Despite the fact that Tribes are located in at least 35 states, Indian law is not integrated into the majority of law schools in America. Most Constitutional Law and Civil Procedure classes do not even mention that there are in fact three (not two) distinct sovereigns, legal systems, and courts in the Unites States.
Law schools need to integrate Indian law into pre-existing curriculums, and (especially those with Tribes within their state) offer a full stand alone course in the specialty of federal Indian law. NNABA is working with a number of law school professors to create and maintain “Indian Law Modules” that can be inserted into pre-existing curriculum in a variety of different subjects.
Increase Natives and Tribal Court Judges in the Judiciary
Just as Natives are underrepresented in the legal profession in general, they are grossly underrepresented on the Judiciary. In fact, there is not a single enrolled Native American on the Federal bench. This is particularly disconcerting considering Tribes governmental status and Native American’ political status puts them in Federal court more than any other group of people in the United States.

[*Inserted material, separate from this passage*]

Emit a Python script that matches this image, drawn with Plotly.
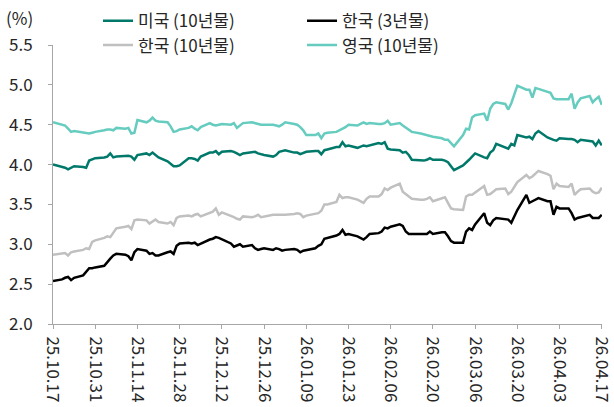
import pandas as pd
import plotly.graph_objects as go

dates = pd.bdate_range("2025-10-17", "2026-04-17")
tick_dates = pd.date_range("2025-10-17", "2026-04-17", freq="14D")

us10 = [4.00,
 3.97,3.96,3.94,3.96,3.98,
 3.97,3.96,4.05,4.07,4.08,
 4.09,4.10,4.14,4.09,4.10,
 4.11,4.11,4.10,4.06,4.12,
 4.14,4.12,4.15,4.12,4.09,
 4.04,4.01,3.98,3.98,3.99,
 4.08,4.08,4.07,4.05,4.10,
 4.15,4.15,4.17,4.13,4.16,
 4.17,4.16,4.14,4.12,4.14,
 4.16,4.16,4.14,4.13,4.12,
 4.10,4.12,4.16,4.17,4.18,
 4.15,4.15,4.13,4.15,4.16,
 4.17,4.17,4.13,4.18,4.19,
 4.22,4.22,4.28,4.23,4.24,
 4.21,4.23,4.24,4.23,4.24,
 4.27,4.26,4.28,4.20,4.19,
 4.18,4.15,4.16,4.12,4.06,
 4.05,4.05,4.06,4.08,4.06,
 4.06,4.05,4.03,3.98,3.93,
 3.99,4.02,4.06,4.10,4.14,
 4.09,4.08,4.15,4.18,4.26,
 4.21,4.20,4.26,4.24,4.37,
 4.34,4.35,4.32,4.39,4.42,
 4.34,4.32,4.31,4.30,4.33,
 4.32,4.32,4.31,4.28,4.31,
 4.30,4.29,4.24,4.30,4.24]

kr3 = [2.54,
 2.56,2.58,2.59,2.55,2.58,
 2.61,2.65,2.70,2.70,2.71,
 2.73,2.78,2.82,2.86,2.88,
 2.87,2.85,2.80,2.90,2.94,
 2.92,2.88,2.89,2.86,2.86,
 2.90,2.91,2.88,2.98,3.01,
 3.02,3.01,3.02,2.99,3.01,
 3.06,3.07,3.09,3.08,3.06,
 3.01,2.97,2.99,3.00,2.97,
 2.99,2.95,2.93,2.94,2.95,
 2.93,2.95,2.94,2.92,2.93,
 2.94,2.93,2.90,2.92,2.93,
 2.95,2.98,3.00,3.07,3.08,
 3.11,3.13,3.18,3.12,3.13,
 3.10,3.08,3.06,3.09,3.13,
 3.14,3.16,3.21,3.20,3.22,
 3.25,3.23,3.16,3.13,3.13,
 3.13,3.13,3.13,3.16,3.13,
 3.15,3.15,3.10,3.04,3.02,
 3.02,3.16,3.20,3.18,3.25,
 3.39,3.27,3.24,3.30,3.33,
 3.31,3.31,3.27,3.35,3.43,
 3.62,3.52,3.54,3.56,3.58,
 3.54,3.54,3.37,3.47,3.45,
 3.45,3.39,3.31,3.33,3.34,
 3.37,3.33,3.33,3.33,3.37]

kr10 = [2.87,
 2.88,2.89,2.86,2.90,2.91,
 2.93,2.95,2.94,3.03,3.05,
 3.08,3.10,3.09,3.15,3.20,
 3.22,3.23,3.19,3.30,3.31,
 3.30,3.26,3.28,3.31,3.28,
 3.26,3.28,3.24,3.33,3.35,
 3.36,3.35,3.37,3.38,3.35,
 3.39,3.41,3.45,3.37,3.40,
 3.36,3.34,3.32,3.31,3.35,
 3.34,3.35,3.37,3.34,3.35,
 3.37,3.37,3.37,3.37,3.37,
 3.38,3.39,3.38,3.34,3.36,
 3.38,3.39,3.42,3.50,3.50,
 3.53,3.62,3.58,3.59,3.59,
 3.56,3.54,3.52,3.57,3.60,
 3.60,3.63,3.70,3.68,3.71,
 3.76,3.66,3.63,3.60,3.57,
 3.56,3.56,3.57,3.59,3.54,
 3.58,3.59,3.52,3.45,3.44,
 3.43,3.60,3.62,3.62,3.65,
 3.73,3.62,3.63,3.66,3.69,
 3.70,3.63,3.66,3.72,3.78,
 3.87,3.83,3.85,3.89,3.92,
 3.88,3.86,3.69,3.76,3.73,
 3.72,3.76,3.62,3.66,3.69,
 3.70,3.66,3.64,3.65,3.71]

uk10 = [4.53,
 4.50,4.49,4.45,4.41,4.42,
 4.40,4.39,4.39,4.40,4.41,
 4.43,4.44,4.44,4.43,4.46,
 4.45,4.46,4.39,4.40,4.56,
 4.53,4.55,4.59,4.55,4.54,
 4.53,4.48,4.41,4.42,4.44,
 4.46,4.48,4.45,4.43,4.47,
 4.52,4.50,4.49,4.50,4.51,
 4.50,4.52,4.46,4.49,4.52,
 4.53,4.52,4.51,4.50,4.50,
 4.50,4.49,4.48,4.50,4.53,
 4.51,4.50,4.47,4.43,4.37,
 4.37,4.39,4.33,4.39,4.40,
 4.41,4.43,4.44,4.47,4.50,
 4.49,4.51,4.53,4.51,4.52,
 4.51,4.51,4.52,4.55,4.50,
 4.52,4.49,4.46,4.43,4.41,
 4.39,4.38,4.37,4.36,4.35,
 4.33,4.31,4.31,4.27,4.23,
 4.37,4.45,4.44,4.59,4.62,
 4.64,4.55,4.70,4.76,4.78,
 4.76,4.69,4.77,4.88,4.99,
 4.94,4.94,4.84,4.96,4.95,
 4.91,4.90,4.83,4.82,4.82,
 4.82,4.89,4.70,4.78,4.83,
 4.86,4.78,4.82,4.85,4.75]

series_names = ["미국 (10년물)", "한국 (3년물)", "한국 (10년물)", "영국 (10년물)"]
series_vals = [us10, kr3, kr10, uk10]
series_colors = ["#00796B", "#000000", "#C0C0C0", "#66CCBF"]
series_legend = ["legend", "legend", "legend2", "legend2"]

FONT = "Noto Sans CJK KR"
TXT = "#262626"
AX = "#A6A6A6"

fig = go.Figure()
# draw order: grey and light teal underneath
for i in [2, 3, 0, 1]:
    fig.add_trace(go.Scatter(
        x=dates, y=series_vals[i], mode="lines", name=series_names[i],
        line=dict(color=series_colors[i], width=2.5),
        legend=series_legend[i], legendrank=i,
    ))

leg_common = dict(orientation="h", xanchor="left", yanchor="middle",
                  font=dict(family=FONT, size=17, color=TXT),
                  entrywidth=159, entrywidthmode="pixels",
                  bgcolor="rgba(0,0,0,0)", borderwidth=0,
                  traceorder="normal")

fig.update_layout(
    width=614, height=407,
    margin=dict(l=53, r=12, t=45, b=83, autoexpand=False),
    paper_bgcolor="white", plot_bgcolor="white",
    font=dict(family=FONT, size=17, color=TXT),
    showlegend=True,
    legend=dict(x=0.082, y=1.085, **leg_common),
    legend2=dict(x=0.082, y=0.998, **leg_common),
    xaxis=dict(
        type="date",
        range=["2025-10-17", "2026-04-17 02:00"],
        tickmode="array", tickvals=tick_dates,
        tickformat="%y.%m.%d", tickangle=90,
        ticks="outside", ticklen=4, tickcolor=AX, tickwidth=1,
        showline=True, linecolor=AX, linewidth=1,
        showgrid=False, zeroline=False, automargin=False,
        tickfont=dict(family=FONT, size=17, color=TXT),
        ticklabelstandoff=4, ticklabeloverflow="allow",
    ),
    yaxis=dict(
        range=[2.0, 5.5], dtick=0.5, tickformat=".1f",
        ticks="outside", ticklen=4, tickcolor=AX, tickwidth=1,
        showline=True, linecolor=AX, linewidth=1,
        showgrid=False, zeroline=False, automargin=False,
        tickfont=dict(family=FONT, size=17, color=TXT),
        ticklabelstandoff=12,
    ),
    annotations=[dict(
        text="(%)", xref="paper", yref="paper", x=-0.061, y=1.1,
        xanchor="center", yanchor="middle", showarrow=False,
        font=dict(family=FONT, size=17, color=TXT),
    )],
)

fig.write_html("out.html", config={"displayModeBar": False},
               post_script="document.body.style.margin='0';")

NNABA will continue to work with Native attorneys and Tribal Court judges, and with the Senate and the White House to promote viable candidates.
The Tribal Partnership Program: Matching Pro Bono Law Firms with Tribes
The goal of the Tribal Partnership Program is to provide much needed legal pro bono support to Indian Country. The program is designed to bring in large non-Indian-law law firms and encourage them to provide pro bono assistance in their pre-existing areas of expertise to Tribal governments and Tribal organizations.
Some examples of past projects include assistance with the incorporation of an organization for the descendants of the survivors of Wounded Knee, general counsel support to the Sisseton-Wahpeton Tribe in South Dakota.
Increase the Number of Native American Law Students
Native Americans have one of the smallest bars in the nation, disproportionately small compared to their percentage of the population. NNABA is committed to increasing the number of Native students who attend college and go on to attend law school.